Seventy-six people burned to death when a horrific fire tore through an illegally “hijacked” slum building in Johannesburg, South Africa’s, inner city. That many of the deceased and injured are undocumented African foreigners living on South African’s margins has shone a spotlight on “slum” churches run under the table by undocumented immigrants.
“We have lost our informal church, a makeshift room; two congregants were badly charred by fire and our entire furniture including a makeshift altar went up in blazes,” said Pauro, an undocumented African immigrant from the Congo.
Authorities in South Africa says dozens of occupants died in their sleep on Aug. 31 when a fire, probably from improvised cooking, tore through a “hijacked building” in Marshalltown, downtown Johannesburg, Africa’s most industrialized city.
“Hijacked buildings” is a euphemism employed by South Africa officials to describe lawless, abandoned, unsafe inner-city apartments where organized crime mafias wrest control of abandoned buildings and then section off rooms, before extracting illegal rents from desperate undocumented immigrants or formerly homeless people.
Typically, either the owners of the buildings — private or municipalities or central government — have abandoned the structures due to nonpayment of bills, rentals or an upsurge of neighborhood crime has made the buildings unattractive to maintain. Homeless people and undocumented immigrants usually seek shelter in such buildings’where crime cartels charge low rental rates like ZAR 180 ($10) per week, according to Juma Wandile, a former councilor with the Johannesburg Municipality.
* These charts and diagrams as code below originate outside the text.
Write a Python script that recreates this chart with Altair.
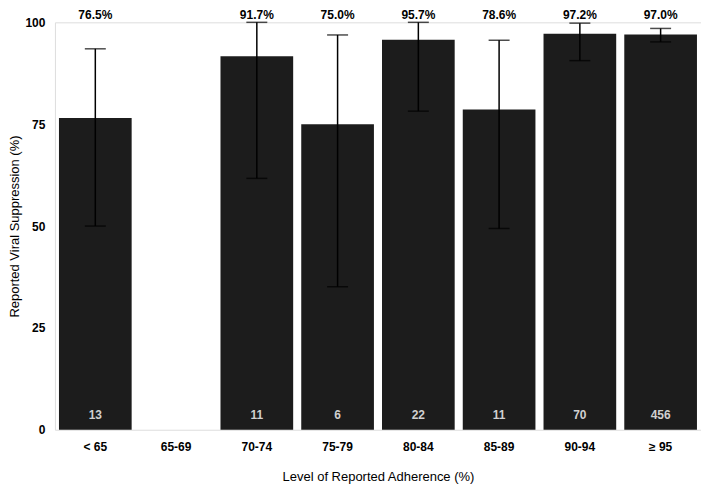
import altair as alt
import pandas as pd

categories = ["< 65", "65-69", "70-74", "75-79", "80-84", "85-89", "90-94", "≥ 95"]
bar_cats = ["< 65", "70-74", "75-79", "80-84", "85-89", "90-94", "≥ 95"]
pct = [76.5, 91.7, 75.0, 95.7, 78.6, 97.2, 97.0]
lower = [50.0, 61.7, 35.1, 78.2, 49.4, 90.6, 95.2]
upper = [93.5, 100.0, 96.9, 100.0, 95.6, 99.8, 98.5]
counts = [13, 11, 6, 22, 11, 70, 456]

df = pd.DataFrame({
    "cat": bar_cats,
    "pct": pct,
    "lo": lower,
    "hi": upper,
    "n": counts,
})
df["pct_label"] = df["pct"].map(lambda v: f"{v:.1f}%")

FONT = "Liberation Sans"
H = 408

x = alt.X(
    "cat:N",
    scale=alt.Scale(domain=categories, paddingInner=0.1, paddingOuter=0.05),
    axis=alt.Axis(
        title="Level of Reported Adherence (%)",
        labelAngle=0,
        ticks=False,
        domain=False,
        labelPadding=12,
        titleY=47,
        titleBaseline="middle",
        labelFontWeight="bold",
        labelFontSize=12,
        titleFontSize=13,
        titleFontWeight="normal",
        labelColor="#000",
        titleColor="#000",
        labelFont=FONT,
        titleFont=FONT,
    ),
)
yscale = alt.Scale(domain=[0, 100], nice=False)
yaxis = alt.Axis(
    title="Reported Viral Suppression (%)",
    values=[0, 25, 50, 75, 100],
    ticks=False,
    domain=False,
    grid=False,
    labelPadding=10,
    titleX=-40,
    titleBaseline="middle",
    labelFontWeight="bold",
    labelFontSize=12,
    titleFontSize=13,
    titleFontWeight="normal",
    labelColor="#000",
    titleColor="#000",
    labelFont=FONT,
    titleFont=FONT,
)

base = alt.Chart(df)

bars = base.mark_bar(color="#1c1c1c").encode(
    x=x,
    y=alt.Y("pct:Q", scale=yscale, axis=yaxis),
)

rules = base.mark_rule(color="#000", strokeWidth=1.5).encode(
    x=x,
    y=alt.Y("lo:Q", scale=yscale),
    y2="hi:Q",
)

cap_hi = base.mark_tick(color="#000", thickness=1.5, size=21, orient="horizontal").encode(
    x=x, y=alt.Y("hi:Q", scale=yscale)
)
cap_lo = base.mark_tick(color="#000", thickness=1.5, size=21, orient="horizontal").encode(
    x=x, y=alt.Y("lo:Q", scale=yscale)
)

pct_text = base.mark_text(
    font=FONT, fontSize=12, fontWeight="bold", color="#000", baseline="middle"
).encode(x=x, y=alt.value(-7), text="pct_label:N")

n_text = base.mark_text(
    font=FONT, fontSize=12, fontWeight="bold", color="#d0d0d0", baseline="middle"
).encode(x=x, y=alt.value(H - 15), text="n:N")

chart = (
    alt.layer(bars, rules, cap_hi, cap_lo, pct_text, n_text)
    .properties(
        width=647,
        height=H,
        autosize=alt.AutoSizeParams(type="none"),
        padding={"left": 47, "top": 14, "right": 0, "bottom": 60},
    )
    .configure_view(stroke=None)
    .configure(background="white")
)

chart.save("out.html", embed_options={"renderer": "svg", "actions": False})
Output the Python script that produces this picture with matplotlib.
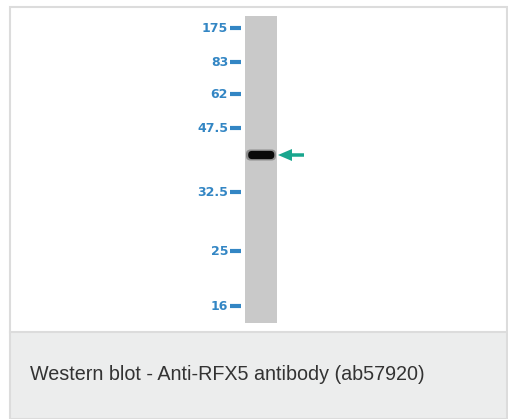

It is within the squeeze of such poorly maintained buildings that undocumented African immigrants in Johannesburg also set up underground, informal churches — sometimes right in kitchens or in bedrooms where the walls are just used plastic corn bags.
Pauro, who has lived in South Africa five years, earns a living by collecting trash bottles for recycling and has had multiple asylum claims rejected by authorities. He says undocumented foreigners like him fear to join lawfully registered churches or register their own because that puts them in the gaze of law enforcement and deportations.
“I grew up Catholic back home in the Congo, but to walk into a formal Catholic church here in South Africa is something I’m not comfortable to do. The church is lovely but sometimes immigration police spies can pose as worshippers and jot down my name,” he said.
It is also costly for undocumented people in South Africa to rent space for proper churches. “The permits, the security, the translation services are too much for undocumented immigrants trying to open a proper church in main street,” said Fuzani Xatsango, an undocumented immigrant who fled conflict in neighboring Mozambique and lives in a “hijacked building” where they conduct informal churches for the most vulnerable.
These undocumented churches are safe, Fuzani said, because “we can sing louder; police rarely venture inside; so, we know there are no immigration enforcement spies among us.”
But other dangers lurk. “Now we have lost our spaces because of the blaze,” he added.
As the official death toll still climbs in the latest South African fire, no one is counting the emotional and spiritual cost of “slum” churches and congregations that have been vanquished by the fires, said Bexi Jabalane, a trusted Lutheran pastor who, once monthly, visits the “hijacked buildings” to deliver new Bibles, maternity health care information for undocumented mothers, HIV testing and counseling sessions.
Officials in South Africa have vowed a police operation to reclaim these hijacked slum buildings. This would wipe out what remains of informal “slum buildings” immigrant churches, Pastor Jabalane fears.
“This will be an irresponsible blitz. It’ll deny worship rights to the most vulnerable of people living in South Africa’s shadows,” he said. Already, some undocumented people who lost all in the fire are reportedly refusing to go to free hospitals or free homeless shelters promised by the state for fear of arrest and deportation.
“After the fire, now do you want to lose their faith too? Really?”